Like those without any clear disability, special needs come in various shapes and sizes: some needy children are affectionate, some are resentful, some are more easily loved than others. They cannot be defined by their disability, any more than another citizen can be defined by saying he is left-handed, or brown-eyed. I am blue-eyed; that does not define me. If Fiona has Down syndrome, it does not define her. There is more to her than meets the eye.
What does a label say? It indicates some of the things that the disabled child cannot do. But you do not know half of the things that they can do, or the language in which they might express them, or the feelings that stir in them, mostly unexpressed. Labels are always inadequate.
Jean Vanier has built his L’Arche communities on the conviction that whether we are labelled healthy or handicapped, we are all wounded healers. We all carry scars and need help; but also, we all, including the Down syndrome and brain-damaged children, can help and heal.
The Pope is speaking not just of children at school, but of all people with disabilities, including adults. How can they be helped to live in a way worthy of their physical and social condition?
In Gaelic Ireland, people who would now be seen as intellectually challenged, were called duine le Dia, a lovely title, stressing that their innocence kept them close to God. It showed respect and love. But the self-respect which stems from a sense of contributing to society is harder to foster.

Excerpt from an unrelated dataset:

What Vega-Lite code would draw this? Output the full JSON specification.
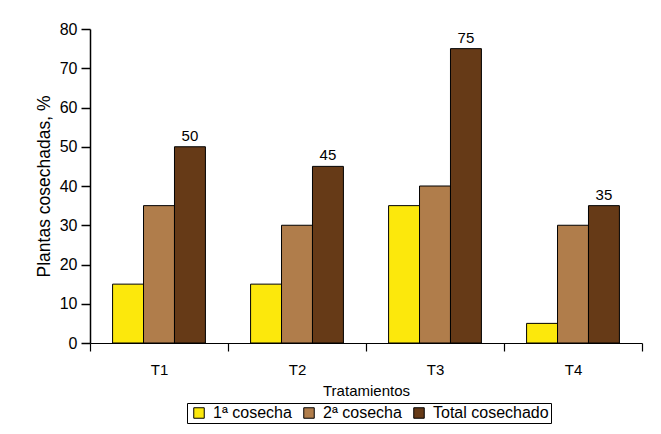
{
  "$schema": "https://vega.github.io/schema/vega-lite/v6.json",
  "autosize": {"type": "none"},
  "width": 552,
  "height": 314,
  "padding": {"left": 90, "top": 29, "right": 19, "bottom": 91},
  "background": "white",
  "config": {
    "font": "Liberation Sans",
    "view": {"stroke": null},
    "axis": {"domainColor": "black", "tickColor": "black", "labelColor": "black", "titleColor": "black", "grid": false, "labelFont": "Liberation Sans", "titleFont": "Liberation Sans", "titleFontWeight": "normal"}
  },
  "data": {
    "values": [
      {"t": "T1", "serie": "1ª cosecha", "v": 15},
      {"t": "T1", "serie": "2ª cosecha", "v": 35},
      {"t": "T1", "serie": "Total cosechado", "v": 50},
      {"t": "T2", "serie": "1ª cosecha", "v": 15},
      {"t": "T2", "serie": "2ª cosecha", "v": 30},
      {"t": "T2", "serie": "Total cosechado", "v": 45},
      {"t": "T3", "serie": "1ª cosecha", "v": 35},
      {"t": "T3", "serie": "2ª cosecha", "v": 40},
      {"t": "T3", "serie": "Total cosechado", "v": 75},
      {"t": "T4", "serie": "1ª cosecha", "v": 5},
      {"t": "T4", "serie": "2ª cosecha", "v": 30},
      {"t": "T4", "serie": "Total cosechado", "v": 35}
    ]
  },
  "encoding": {
    "x": {
      "field": "t", "type": "nominal",
      "scale": {"paddingInner": 0, "paddingOuter": 0},
      "axis": {"title": "Tratamientos", "labelAngle": 0, "tickBand": "extent", "tickSize": 8, "labelFontSize": 15, "titleFontSize": 15, "labelPadding": 11, "titlePadding": 6, "domainWidth": 1.2, "tickWidth": 1.2}
    },
    "xOffset": {"field": "serie", "type": "nominal", "scale": {"paddingInner": 0, "paddingOuter": 0.73}},
    "y": {
      "field": "v", "type": "quantitative",
      "scale": {"domain": [0, 80]},
      "axis": {"title": "Plantas cosechadas, %", "values": [0, 10, 20, 30, 40, 50, 60, 70, 80], "labelOverlap": false, "tickSize": 9, "labelFontSize": 16, "titleFontSize": 17.5, "labelPadding": 4, "titlePadding": 6, "domainWidth": 1.5, "tickWidth": 1.5}
    }
  },
  "layer": [
    {
      "mark": {"type": "bar", "stroke": "black", "strokeWidth": 1},
      "encoding": {
        "color": {
          "field": "serie", "type": "nominal",
          "scale": {"domain": ["1ª cosecha", "2ª cosecha", "Total cosechado"], "range": ["#FCE80C", "#B07D4B", "#663A17"]},
          "legend": {"title": null, "orient": "none", "legendX": 97, "legendY": 374, "direction": "horizontal", "symbolType": "square", "symbolSize": 110, "symbolStrokeColor": "black", "symbolStrokeWidth": 1, "labelFontSize": 16, "labelColor": "black", "labelFont": "Liberation Sans", "strokeColor": "black", "padding": 2, "columnPadding": 7, "symbolOffset": 2, "labelOffset": 6}
        }
      }
    },
    {
      "transform": [{"filter": "datum.serie == 'Total cosechado'"}],
      "mark": {"type": "text", "baseline": "bottom", "dy": -3, "fontSize": 15, "color": "black"},
      "encoding": {"text": {"field": "v", "type": "quantitative"}}
    }
  ]
}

In the developed world, unskilled jobs are fewer than before. But when account is taken of the real capacities of people suffering from a specific disability, we have found many ways of employing those who are visually impaired, or in wheelchairs. What we are praying for this month is a warm acceptance of these fellow-citizens for all that they can contribute to society.
Apart from schooling and work, we look for a fuller leisure life for all with disabilities. The splendid organization of the Special Olympics has opened competitive sport to youngsters who in the past would have been excluded. And much thought and care are going into opening the possibility of a loving sexual life to those who in the past would have been too easily exploited. There is much work in progress, plenty to pray about.